I'm picking my husband up at the airport today.
tsarstepan
 
  1  
Reply Thu 13 Dec, 2012 07:53 am
@Mame,
I hear you get a new husband every 6 months. So what country exactly is this new mail-order husband from?

It is 1 day, 10 hours, 7 minutes 0 seconds until my friends and I will be seeing The Hobbit in the cinema!
firefly
 
  2  
Reply Thu 13 Dec, 2012 08:51 am
@tsarstepan,
Don't count on it, unless you all have money to buy tickets, which isn't likely.

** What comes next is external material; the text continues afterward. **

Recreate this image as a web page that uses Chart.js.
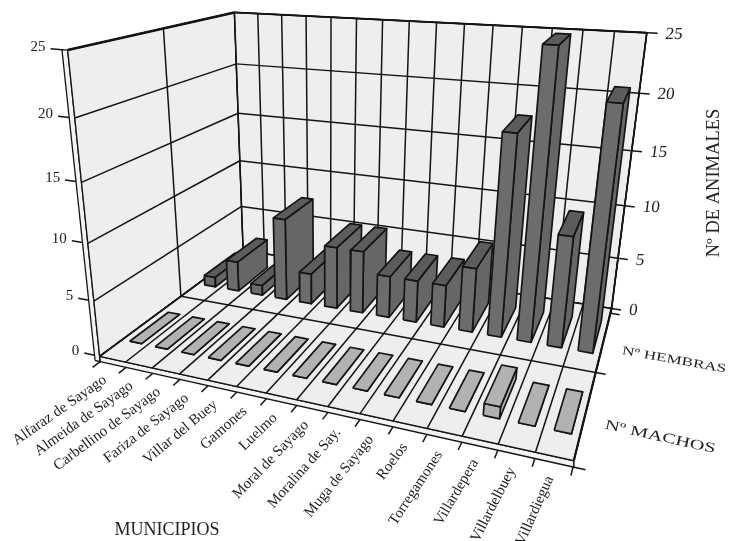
<!DOCTYPE html>
<html>
<head>
<meta charset="utf-8">
<style>
  html, body { margin: 0; background: #fff; }
  canvas { display: block; filter: blur(0.35px); }
</style>
<script src="https://cdn.jsdelivr.net/npm/chart.js@4"></script>
</head>
<body>
<canvas id="chart" width="730" height="541"></canvas>
<script>
const categories = ['Alfaraz de Sayago', 'Almeida de Sayago', 'Carbellino de Sayago', 'Fariza de Sayago',
  'Villar del Buey', 'Gamones', 'Luelmo', 'Moral de Sayago', 'Moralina de Say.', 'Muga de Sayago',
  'Roelos', 'Torregamones', 'Villardepera', 'Villardelbuey', 'Villardiegua'];
const hembras = [1, 3, 1, 8, 3, 6, 6, 4, 4, 4, 6, 18, 25, 10, 21];
const machos = [0, 0, 0, 0, 0, 0, 0, 0, 0, 0, 0, 0, 1, 0, 0];
const valueTicks = [0, 5, 10, 15, 20, 25];

// corners of the box: [category, depth, value, px, py]
const anchors = [
  [0, 0, 0, 100, 357], [0, 2, 0, 243, 250], [15, 2, 0, 612, 308], [15, 0, 0, 573, 461],
  [0, 0, 25, 68, 49], [0, 2, 25, 234, 13], [15, 2, 25, 647, 33]
];

function solveCamera() {
  // least squares for a 3x4 projection with the last term fixed to 1
  const n = 11;
  const ata = Array.from({ length: n }, () => new Array(n + 1).fill(0));
  const addRow = (row, rhs) => {
    for (let i = 0; i < n; i++) {
      for (let j = 0; j < n; j++) ata[i][j] += row[i] * row[j];
      ata[i][n] += row[i] * rhs;
    }
  };
  anchors.forEach(([u, v, w, x, y]) => {
    addRow([u, v, w, 1, 0, 0, 0, 0, -x * u, -x * v, -x * w], x);
    addRow([0, 0, 0, 0, u, v, w, 1, -y * u, -y * v, -y * w], y);
  });
  for (let c = 0; c < n; c++) {
    let p = c;
    for (let r = c + 1; r < n; r++) if (Math.abs(ata[r][c]) > Math.abs(ata[p][c])) p = r;
    [ata[c], ata[p]] = [ata[p], ata[c]];
    for (let r = 0; r < n; r++) {
      if (r === c) continue;
      const f = ata[r][c] / ata[c][c];
      for (let k = c; k <= n; k++) ata[r][k] -= f * ata[c][k];
    }
  }
  return ata.map((row, i) => row[n] / row[i]);
}

const cam = solveCamera();
function project(u, v, w) {
  const d = cam[8] * u + cam[9] * v + cam[10] * w + 1;
  return {
    x: (cam[0] * u + cam[1] * v + cam[2] * w + cam[3]) / d,
    y: (cam[4] * u + cam[5] * v + cam[6] * w + cam[7]) / d
  };
}

const INK = '#141414';
const datasets = [];
function shape(points, fill, stroke, width) {
  const pts = points.map(p => project(p[0], p[1], p[2]));
  pts.push(pts[0]);
  datasets.push({
    data: pts, showLine: true, tension: 0, pointRadius: 0,
    fill: 'shape', backgroundColor: fill,
    borderColor: stroke || fill, borderWidth: width === undefined ? 1.7 : width, borderJoinStyle: 'round'
  });
}
function line(a, b, width) {
  datasets.push({
    data: [project(...a), project(...b)], showLine: true, tension: 0, pointRadius: 0, fill: false,
    borderColor: INK, borderWidth: width || 1.5
  });
}

const N = categories.length;
const TOP = valueTicks[valueTicks.length - 1];
const WALL = '#eeeeee';

// walls, floor and the slab edges
shape([[-0.2, 0, -0.5], [0, 0, -0.5], [0, 0, TOP], [-0.2, 0, TOP]], '#f3f3f3', INK, 1.3);
shape([[0, 0, -0.5], [N, 0, -0.5], [N, 0, 0], [0, 0, 0]], '#f3f3f3', INK, 1.5);
shape([[0, 0, 0], [0, 2, 0], [0, 2, TOP], [0, 0, TOP]], WALL, INK, 1.3);
shape([[0, 2, 0], [N, 2, 0], [N, 2, TOP], [0, 2, TOP]], WALL, INK, 1.3);
shape([[0, 0, 0], [N, 0, 0], [N, 2, 0], [0, 2, 0]], WALL, INK, 1.3);

valueTicks.forEach(t => {
  line([0, 0, t], [0, 2, t]);
  line([0, 2, t], [N, 2, t]);
  line([-0.2, 0, t], [-0.6, 0, t]);
  line([N, 2, t], [N + 0.33, 2, t]);
});
for (let i = 0; i <= N; i++) {
  line([i, 2, 0], [i, 2, TOP]);
  line([i, 0, 0], [i, 2, 0]);
  line([i, 0, -0.5], [i, -0.08, -0.5]);
}
line([0, 1, 0], [0, 1, TOP]);
line([0, 1, 0], [N, 1, 0]);
line([N, 1, 0], [N + 0.3, 1, 0]);
line([N, 2, -0.5], [N + 0.3, 2, -0.5]);
line([N, 0, -0.5], [N + 0.32, 0, -0.5]);
line([0, 0, TOP], [0, 2, TOP], 2.6);
line([0, 2, TOP], [N, 2, TOP], 1.9);
line([N, 0, 0], [N, 2, 0], 2.2);
line([N, 2, 0], [N, 2, TOP], 1.7);

function bar(i, v0, v1, value, front, side, top) {
  const a = i + 0.3, b = i + 0.77;
  shape([[b, v0, 0], [b, v1, 0], [b, v1, value], [b, v0, value]], side, INK);
  shape([[a, v0, 0], [b, v0, 0], [b, v0, value], [a, v0, value]], front, INK);
  shape([[a, v0, value], [b, v0, value], [b, v1, value], [a, v1, value]], top, INK);
}
hembras.forEach((value, i) => bar(i, 1.25, 1.75, value, '#6c6c6c', '#666666', '#5c5c5c'));
machos.forEach((value, i) => bar(i, 0.25, 0.73, value, '#b0b0b0', '#b0b0b0', '#b2b2b2'));

const textPlugin = {
  id: 'axisText',
  afterDraw(chart) {
    const ctx = chart.ctx;
    ctx.save();
    ctx.fillStyle = '#222';
    ctx.textBaseline = 'middle';
    const put = (text, x, y, angle, font, align, sx, skew) => {
      ctx.save();
      ctx.translate(x, y);
      ctx.rotate(angle * Math.PI / 180);
      ctx.transform(sx || 1, 0, skew || 0, 1, 0, 0);
      ctx.font = font;
      ctx.textAlign = align;
      ctx.fillText(text, 0, 0);
      ctx.restore();
    };
    const SERIF = '"Liberation Serif", serif';
    valueTicks.forEach(t => {
      const l = project(-0.6, 0, t);
      put(String(t), l.x - 5, l.y - 2, 0, '15px ' + SERIF, 'right');
      const r = project(N + 0.33, 2, t);
      put(String(t), r.x + 8, r.y + 1, 0, '17px ' + SERIF, 'left', 1, -0.12);
    });
    categories.forEach((name, i) => {
      const p = project(i + 0.5, 0, -0.5);
      const angle = 35 + 31 * Math.pow(i / (N - 1), 1.5);
      put(name, p.x - 8 + i * 0.3, p.y + 14, -angle, '15px ' + SERIF, 'right');
    });
    put('MUNICIPIOS', 167, 530, 0, '18px ' + SERIF, 'center');
    put('Nº DE ANIMALES', 714, 183, -90, '18.5px ' + SERIF, 'center');
    put('Nº HEMBRAS', 622, 351, 10, '12px ' + SERIF, 'left', 1.44);
    put('Nº MACHOS', 605, 425, 12.5, '14px ' + SERIF, 'left', 1.45);
    ctx.restore();
  }
};

new Chart(document.getElementById('chart'), {
  type: 'scatter',
  data: { datasets: datasets.slice().reverse() },
  plugins: [textPlugin],
  options: {
    responsive: false,
    animation: false,
    layout: { padding: 0 },
    plugins: { legend: { display: false }, tooltip: { enabled: false } },
    scales: {
      x: { type: 'linear', min: 0, max: 730, display: false },
      y: { type: 'linear', min: 0, max: 541, reverse: true, display: false }
    }
  }
});
</script>
</body>
</html>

The manager has secured those exit doors your group has used to sneak into the theater, and your cheating, freeloading days are over, you creep.

I think I'll bake some Christmas cookies.
Dutchy
 
  1  
Reply Thu 13 Dec, 2012 03:27 pm
@firefly,
I suggest you buy ready made Christmas cookies, your last effort was a debacle, even your dogs wouldn't eat the crumbs you hopeless trier.

I made a decorated ginger bread house for Christmas last night surprising my partner who thought this tough old business man couldn't deliver such a thing.
Mame
 
  1  
Reply Thu 13 Dec, 2012 04:05 pm
@Dutchy,
What you didn't know was that the surprise was horror which turned into hysterical, maniacal laughter when you left the room.

I am making Southern Fried Chicken and Buttermilk biscuits for my husband for dinner tonight.
firefly
 
  2  
Reply Thu 13 Dec, 2012 04:48 pm
@Mame,
You mean you spent all day in bed, snacking, reading magazines, and watching TV, then you made a quick trip to KFC to pick up that food, and you'll tell your fool of a hubby how you spent all day slaving in the kitchen just to prepare that special meal for him, you lazy lying phony.

My mailman's been delivering a lot of packages to me lately.

Sturgis
 
  2  
Reply Thu 13 Dec, 2012 04:50 pm
@firefly,
Except they aren't yours because you don't live in any of those places, you just wander block to block grabbing things from peoples porches.

I saw the doctor today and was told I'm fit as a fiddle.